═══ Dataset records
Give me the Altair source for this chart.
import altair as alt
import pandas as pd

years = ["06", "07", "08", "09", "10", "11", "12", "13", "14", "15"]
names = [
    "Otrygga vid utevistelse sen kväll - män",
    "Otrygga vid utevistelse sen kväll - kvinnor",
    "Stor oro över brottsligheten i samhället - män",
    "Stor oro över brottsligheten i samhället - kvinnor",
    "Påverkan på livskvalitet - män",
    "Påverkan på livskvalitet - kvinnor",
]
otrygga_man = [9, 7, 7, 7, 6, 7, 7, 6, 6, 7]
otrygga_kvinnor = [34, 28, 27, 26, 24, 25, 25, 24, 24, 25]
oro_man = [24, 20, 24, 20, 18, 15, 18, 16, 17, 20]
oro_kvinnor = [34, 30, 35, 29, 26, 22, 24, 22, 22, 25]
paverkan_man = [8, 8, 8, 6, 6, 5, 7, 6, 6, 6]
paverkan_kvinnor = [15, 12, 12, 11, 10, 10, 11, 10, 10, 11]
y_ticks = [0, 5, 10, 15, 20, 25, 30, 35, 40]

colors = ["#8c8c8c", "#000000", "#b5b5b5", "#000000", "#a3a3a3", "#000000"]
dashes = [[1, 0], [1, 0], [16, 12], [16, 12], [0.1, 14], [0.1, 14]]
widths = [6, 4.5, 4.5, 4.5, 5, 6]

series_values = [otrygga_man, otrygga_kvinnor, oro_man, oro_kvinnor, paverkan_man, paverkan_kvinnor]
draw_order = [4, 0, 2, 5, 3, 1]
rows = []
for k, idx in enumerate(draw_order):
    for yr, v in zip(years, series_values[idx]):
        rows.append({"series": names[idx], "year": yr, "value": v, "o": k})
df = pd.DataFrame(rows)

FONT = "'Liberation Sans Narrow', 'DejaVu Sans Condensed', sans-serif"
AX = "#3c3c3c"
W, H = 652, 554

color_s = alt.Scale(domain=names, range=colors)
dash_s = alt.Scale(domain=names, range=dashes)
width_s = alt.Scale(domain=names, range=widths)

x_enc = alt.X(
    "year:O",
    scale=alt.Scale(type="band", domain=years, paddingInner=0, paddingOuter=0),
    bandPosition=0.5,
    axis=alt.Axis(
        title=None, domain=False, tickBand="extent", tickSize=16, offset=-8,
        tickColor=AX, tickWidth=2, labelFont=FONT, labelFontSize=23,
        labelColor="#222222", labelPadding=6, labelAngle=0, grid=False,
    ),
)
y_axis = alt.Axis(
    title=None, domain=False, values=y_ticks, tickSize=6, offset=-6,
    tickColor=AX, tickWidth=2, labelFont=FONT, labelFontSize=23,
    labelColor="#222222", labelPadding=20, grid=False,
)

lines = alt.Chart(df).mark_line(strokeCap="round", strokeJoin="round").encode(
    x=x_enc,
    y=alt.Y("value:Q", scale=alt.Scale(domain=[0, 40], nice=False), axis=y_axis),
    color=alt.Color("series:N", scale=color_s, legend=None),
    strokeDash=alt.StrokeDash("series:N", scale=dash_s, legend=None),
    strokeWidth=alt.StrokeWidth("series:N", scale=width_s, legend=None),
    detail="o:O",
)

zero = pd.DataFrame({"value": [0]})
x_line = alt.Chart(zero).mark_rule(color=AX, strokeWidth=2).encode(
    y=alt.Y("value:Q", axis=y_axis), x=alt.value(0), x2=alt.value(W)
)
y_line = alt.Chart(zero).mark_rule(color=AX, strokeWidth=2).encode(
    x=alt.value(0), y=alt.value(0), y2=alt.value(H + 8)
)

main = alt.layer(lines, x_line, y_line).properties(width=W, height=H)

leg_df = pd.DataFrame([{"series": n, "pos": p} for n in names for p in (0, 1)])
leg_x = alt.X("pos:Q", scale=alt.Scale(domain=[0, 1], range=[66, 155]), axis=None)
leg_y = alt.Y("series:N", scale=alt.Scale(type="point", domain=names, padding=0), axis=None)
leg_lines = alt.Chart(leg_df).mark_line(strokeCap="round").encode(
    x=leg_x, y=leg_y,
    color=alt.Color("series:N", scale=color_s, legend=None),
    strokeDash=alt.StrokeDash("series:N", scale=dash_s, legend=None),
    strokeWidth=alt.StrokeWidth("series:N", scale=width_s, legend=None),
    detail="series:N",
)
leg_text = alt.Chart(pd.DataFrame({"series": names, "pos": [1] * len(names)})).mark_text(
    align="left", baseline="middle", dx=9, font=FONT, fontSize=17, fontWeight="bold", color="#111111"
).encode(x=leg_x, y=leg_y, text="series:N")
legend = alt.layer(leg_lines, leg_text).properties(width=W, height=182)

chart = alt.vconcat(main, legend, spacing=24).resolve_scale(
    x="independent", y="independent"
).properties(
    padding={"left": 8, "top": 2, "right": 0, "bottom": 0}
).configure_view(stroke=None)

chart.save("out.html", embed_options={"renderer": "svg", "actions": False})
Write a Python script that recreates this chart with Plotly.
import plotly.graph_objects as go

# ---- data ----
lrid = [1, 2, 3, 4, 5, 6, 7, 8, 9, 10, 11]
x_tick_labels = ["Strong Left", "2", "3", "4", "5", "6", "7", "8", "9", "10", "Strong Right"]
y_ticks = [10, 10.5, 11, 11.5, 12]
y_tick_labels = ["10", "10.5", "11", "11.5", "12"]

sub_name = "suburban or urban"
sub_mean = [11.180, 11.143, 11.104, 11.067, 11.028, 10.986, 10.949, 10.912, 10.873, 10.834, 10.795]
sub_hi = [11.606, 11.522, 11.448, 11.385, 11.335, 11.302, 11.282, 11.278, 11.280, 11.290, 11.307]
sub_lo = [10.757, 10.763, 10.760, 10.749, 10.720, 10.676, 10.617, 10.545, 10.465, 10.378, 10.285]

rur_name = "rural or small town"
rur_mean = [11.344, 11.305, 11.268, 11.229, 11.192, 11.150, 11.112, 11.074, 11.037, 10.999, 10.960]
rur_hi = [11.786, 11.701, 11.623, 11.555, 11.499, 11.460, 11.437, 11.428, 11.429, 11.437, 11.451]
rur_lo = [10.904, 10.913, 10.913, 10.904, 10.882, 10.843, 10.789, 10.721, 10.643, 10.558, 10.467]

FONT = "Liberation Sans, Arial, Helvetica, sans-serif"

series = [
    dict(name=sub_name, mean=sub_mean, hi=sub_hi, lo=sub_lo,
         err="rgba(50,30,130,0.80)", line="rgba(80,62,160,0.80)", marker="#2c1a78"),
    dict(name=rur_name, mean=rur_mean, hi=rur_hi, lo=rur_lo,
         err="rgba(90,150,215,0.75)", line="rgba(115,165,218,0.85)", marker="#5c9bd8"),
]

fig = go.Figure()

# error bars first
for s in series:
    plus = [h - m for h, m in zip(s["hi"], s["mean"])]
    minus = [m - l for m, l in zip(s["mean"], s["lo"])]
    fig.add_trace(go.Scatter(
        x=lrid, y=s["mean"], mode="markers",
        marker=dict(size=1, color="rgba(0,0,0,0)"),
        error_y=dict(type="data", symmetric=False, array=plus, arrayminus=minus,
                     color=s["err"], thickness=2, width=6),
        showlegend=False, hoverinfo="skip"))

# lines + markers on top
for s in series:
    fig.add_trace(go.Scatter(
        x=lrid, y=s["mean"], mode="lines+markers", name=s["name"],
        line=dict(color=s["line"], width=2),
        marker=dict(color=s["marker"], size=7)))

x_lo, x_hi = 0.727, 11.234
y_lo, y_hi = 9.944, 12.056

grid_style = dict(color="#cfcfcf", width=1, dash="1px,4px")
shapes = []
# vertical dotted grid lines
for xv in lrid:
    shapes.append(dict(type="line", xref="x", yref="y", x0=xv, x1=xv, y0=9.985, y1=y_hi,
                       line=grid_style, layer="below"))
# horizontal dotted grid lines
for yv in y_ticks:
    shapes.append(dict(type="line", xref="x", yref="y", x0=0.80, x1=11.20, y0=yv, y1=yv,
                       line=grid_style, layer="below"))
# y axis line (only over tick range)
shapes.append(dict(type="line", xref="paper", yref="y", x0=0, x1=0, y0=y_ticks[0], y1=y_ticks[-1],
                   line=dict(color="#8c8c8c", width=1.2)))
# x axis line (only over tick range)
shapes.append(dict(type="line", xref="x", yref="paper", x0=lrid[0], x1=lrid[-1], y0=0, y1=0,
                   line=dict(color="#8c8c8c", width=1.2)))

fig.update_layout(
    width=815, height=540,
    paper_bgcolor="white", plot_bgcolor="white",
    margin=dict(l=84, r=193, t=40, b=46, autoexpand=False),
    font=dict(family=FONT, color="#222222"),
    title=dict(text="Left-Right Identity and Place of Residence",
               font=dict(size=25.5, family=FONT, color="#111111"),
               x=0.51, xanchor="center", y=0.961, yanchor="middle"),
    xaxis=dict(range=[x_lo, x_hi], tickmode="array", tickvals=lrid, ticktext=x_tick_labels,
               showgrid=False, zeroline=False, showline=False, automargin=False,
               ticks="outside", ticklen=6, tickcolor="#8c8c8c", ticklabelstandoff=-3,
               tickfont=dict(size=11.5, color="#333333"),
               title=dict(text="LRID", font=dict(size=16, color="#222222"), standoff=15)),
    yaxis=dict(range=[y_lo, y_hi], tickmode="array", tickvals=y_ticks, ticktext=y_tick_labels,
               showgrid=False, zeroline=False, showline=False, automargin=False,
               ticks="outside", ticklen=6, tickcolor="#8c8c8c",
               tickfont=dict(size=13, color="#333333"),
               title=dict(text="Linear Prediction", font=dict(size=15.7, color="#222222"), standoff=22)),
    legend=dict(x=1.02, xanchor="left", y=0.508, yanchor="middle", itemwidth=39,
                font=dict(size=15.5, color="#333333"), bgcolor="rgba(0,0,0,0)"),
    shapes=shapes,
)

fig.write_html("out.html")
══════
*Task:*
Extract the first line above and each line after it up to and including the one with "import pandas as pd", please, exactly and with nothing else.

*Exercise answer:*
Give me the Altair source for this chart.
import altair as alt
import pandas as pd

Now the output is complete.